ドイツ鉄道発注のITネットワークに華為製品

ドイツ鉄道(DB)が発注した社内ITネットワークに中国メーカー華為技術(ファーウェイ)の製品が使用されることが分かった。ドイツ政府は安全保障上の懸念から国内の5G通信網で使用されている中国メーカー製品への審査を強化し、必要があれば排除する方針を打ち出したばかり。DBは鉄道という重要インフラを運営する国有企業であることから、波紋を広げている。ロイター通信が報じた。

DBは昨年12月、業務用ITネットワークの構築をドイツテレコムの子会社ビジネス・ソリューションズに委託した。このネットワークに華為製のルーターとサーバーが使用される。

鉄道のITシステムは重要インフラに指定されていない。DBの広報担当者は、発注したシステムは公共のものではないため当局への報告義務はないと述べ、法律上の問題はないとの見解を示した。

だが、サーバーなどで使用されるOSは定期的に更新されることから、製造元によりひそかにマルウエアが送り込まれるリスクがある。与党・緑の党の連邦議会議員は、DBが華為の製品を使用するという話が本当であれば深刻な問題だと懸念を表明した。

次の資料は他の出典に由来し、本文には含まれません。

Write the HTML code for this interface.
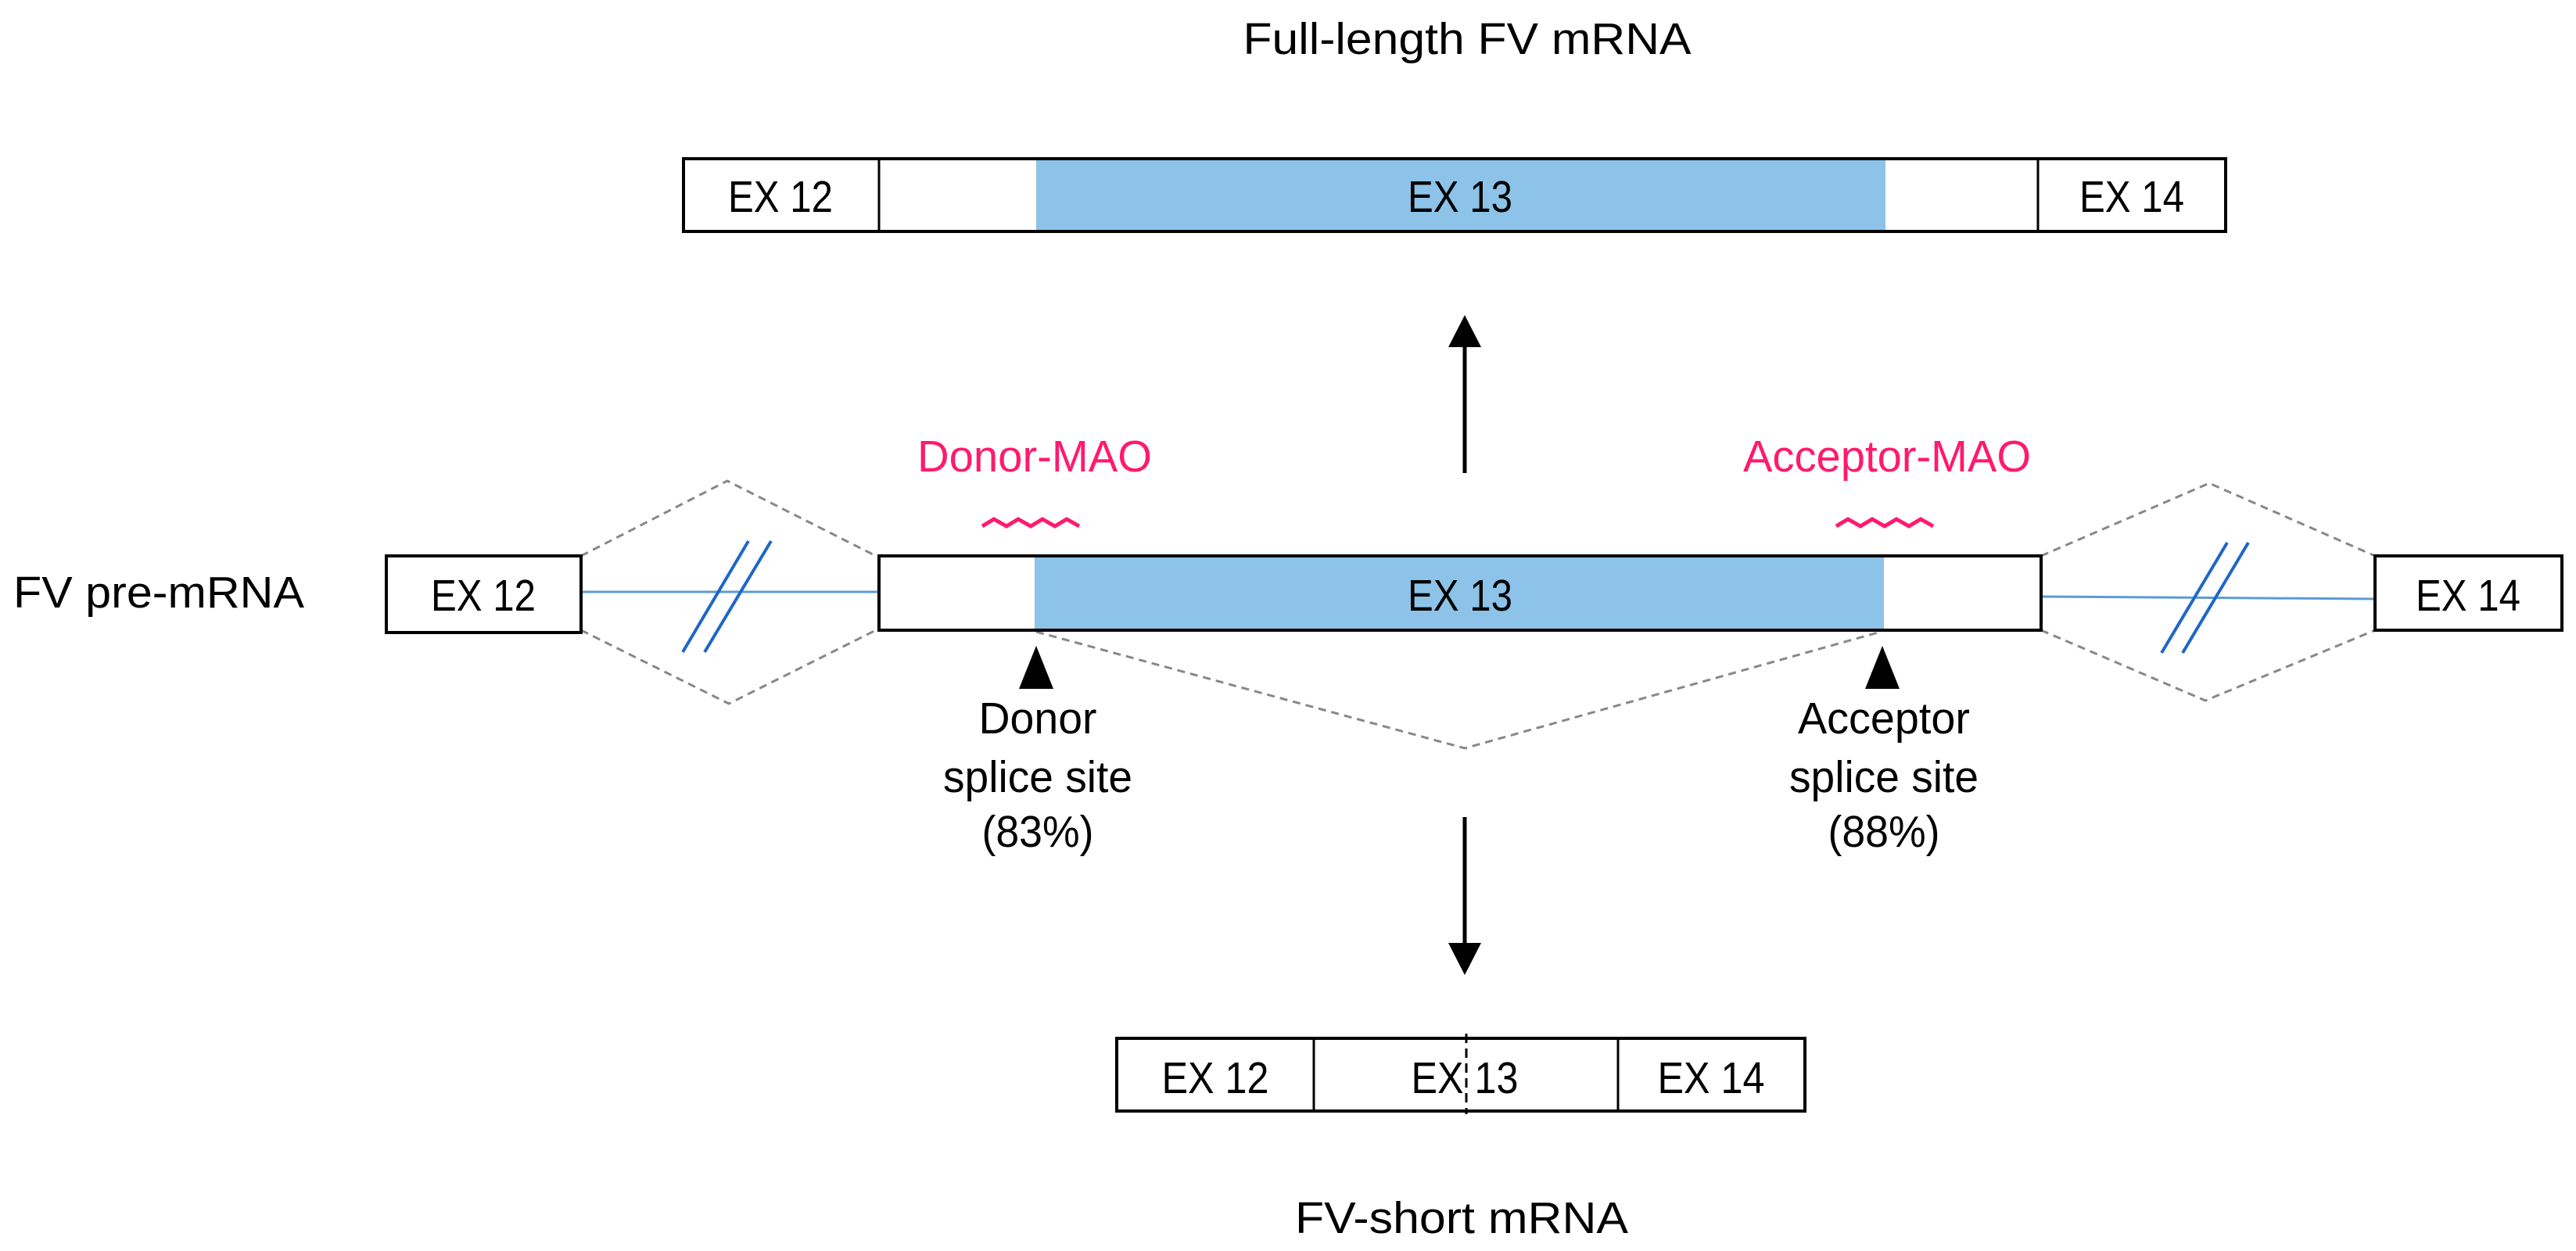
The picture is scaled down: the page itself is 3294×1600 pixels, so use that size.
<!DOCTYPE html>
<html><head><style>html,body{margin:0;padding:0;background:#fff}svg{display:block}</style></head>
<body>
<svg width="3294" height="1600" viewBox="0 0 3294 1600" xmlns="http://www.w3.org/2000/svg" font-family="Liberation Sans, sans-serif" font-size="57">
<rect width="3294" height="1600" fill="#fff"/>
<text x="1876" y="69" text-anchor="middle" textLength="573" lengthAdjust="spacingAndGlyphs">Full-length FV mRNA</text>
<rect x="1325" y="203" width="1086" height="93" fill="#8dc3e8"/>
<rect x="874" y="203" width="1972" height="93" fill="none" stroke="#000" stroke-width="4"/>
<line x1="1124" y1="203" x2="1124" y2="296" stroke="#000" stroke-width="3"/>
<line x1="2606" y1="203" x2="2606" y2="296" stroke="#000" stroke-width="3"/>
<text x="998" y="271" text-anchor="middle" textLength="134" lengthAdjust="spacingAndGlyphs">EX 12</text>
<text x="1867" y="271" text-anchor="middle" textLength="134" lengthAdjust="spacingAndGlyphs">EX 13</text>
<text x="2726" y="271" text-anchor="middle" textLength="134" lengthAdjust="spacingAndGlyphs">EX 14</text>
<line x1="1873" y1="605" x2="1873" y2="440" stroke="#000" stroke-width="5"/>
<polygon points="1873,403 1852,444 1894,444" fill="#000"/>
<text x="1323" y="603" text-anchor="middle" fill="#ff1a6e" textLength="300" lengthAdjust="spacingAndGlyphs">Donor-MAO</text>
<text x="2413" y="603" text-anchor="middle" fill="#ff1a6e" textLength="368" lengthAdjust="spacingAndGlyphs">Acceptor-MAO</text>
<polyline points="1256,673 1271,664 1287,673 1302,664 1318,673 1333,664 1349,673 1364,664 1380,673" fill="none" stroke="#ff1a6e" stroke-width="5"/>
<polyline points="2348,673 2363,664 2379,673 2394,664 2410,673 2425,664 2441,673 2456,664 2472,673" fill="none" stroke="#ff1a6e" stroke-width="5"/>
<text x="203" y="777" text-anchor="middle" textLength="372" lengthAdjust="spacingAndGlyphs">FV pre-mRNA</text>
<g fill="none" stroke="#888" stroke-width="3" stroke-dasharray="10,7">
<polyline points="743,711 930,615 1120,711"/>
<polyline points="743,806 932,900 1120,806"/>
<polyline points="2610,711 2825,618 3037,711"/>
<polyline points="2610,806 2820,896 3037,806"/>
<polyline points="1325,808 1873,957 2405,808"/>
</g>
<line x1="743" y1="757" x2="1124" y2="757" stroke="#5b9bd5" stroke-width="3"/>
<line x1="2610" y1="763" x2="3037" y2="766" stroke="#5b9bd5" stroke-width="3"/>
<g stroke="#1f66c9" stroke-width="4">
<line x1="957" y1="692" x2="873" y2="834"/>
<line x1="986" y1="692" x2="901" y2="834"/>
<line x1="2848" y1="694" x2="2764" y2="835"/>
<line x1="2875" y1="694" x2="2791" y2="835"/>
</g>
<rect x="494" y="711" width="249" height="98" fill="#fff" stroke="#000" stroke-width="4"/>
<rect x="1323" y="711" width="1086" height="95" fill="#8dc3e8"/>
<rect x="1124" y="711" width="1486" height="95" fill="none" stroke="#000" stroke-width="4"/>
<rect x="3037" y="711" width="239" height="95" fill="#fff" stroke="#000" stroke-width="4"/>
<text x="618" y="781" text-anchor="middle" textLength="134" lengthAdjust="spacingAndGlyphs">EX 12</text>
<text x="1867" y="781" text-anchor="middle" textLength="134" lengthAdjust="spacingAndGlyphs">EX 13</text>
<text x="3156" y="781" text-anchor="middle" textLength="134" lengthAdjust="spacingAndGlyphs">EX 14</text>
<polygon points="1325,826 1303,881 1347,881" fill="#000"/>
<polygon points="2407,826 2385,881 2429,881" fill="#000"/>
<text x="1327" y="938" text-anchor="middle" textLength="151" lengthAdjust="spacingAndGlyphs">Donor</text>
<text x="1327" y="1013" text-anchor="middle" textLength="242" lengthAdjust="spacingAndGlyphs">splice site</text>
<text x="1327" y="1083" text-anchor="middle" textLength="143" lengthAdjust="spacingAndGlyphs">(83%)</text>
<text x="2409" y="938" text-anchor="middle" textLength="220" lengthAdjust="spacingAndGlyphs">Acceptor</text>
<text x="2409" y="1013" text-anchor="middle" textLength="242" lengthAdjust="spacingAndGlyphs">splice site</text>
<text x="2409" y="1083" text-anchor="middle" textLength="143" lengthAdjust="spacingAndGlyphs">(88%)</text>
<line x1="1873" y1="1045" x2="1873" y2="1210" stroke="#000" stroke-width="5"/>
<polygon points="1873,1247 1852,1206 1894,1206" fill="#000"/>
<rect x="1428" y="1328" width="880" height="93" fill="#fff" stroke="#000" stroke-width="4"/>
<line x1="1680" y1="1328" x2="1680" y2="1421" stroke="#000" stroke-width="3"/>
<line x1="2069" y1="1328" x2="2069" y2="1421" stroke="#000" stroke-width="3"/>
<text x="1554" y="1398" text-anchor="middle" textLength="137" lengthAdjust="spacingAndGlyphs">EX 12</text>
<text x="1873" y="1398" text-anchor="middle" textLength="137" lengthAdjust="spacingAndGlyphs">EX 13</text>
<text x="2188" y="1398" text-anchor="middle" textLength="137" lengthAdjust="spacingAndGlyphs">EX 14</text>
<line x1="1875" y1="1322" x2="1875" y2="1425" stroke="#000" stroke-width="3" stroke-dasharray="12,7"/>
<text x="1869" y="1577" text-anchor="middle" textLength="426" lengthAdjust="spacingAndGlyphs">FV-short mRNA</text>
</svg>
</body></html>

与党・社会民主党(SPD)のニルス・シュミート議員(外交政策担当)は、情報技術セキュリティ庁法(BSIG)の適用対象をこれまでの電気通信から病院やエネルギー事業者、鉄道にも拡大適用することを与党内で協議していることを明らかにした。そうした措置の必要性についておおむね合意が形成されているという。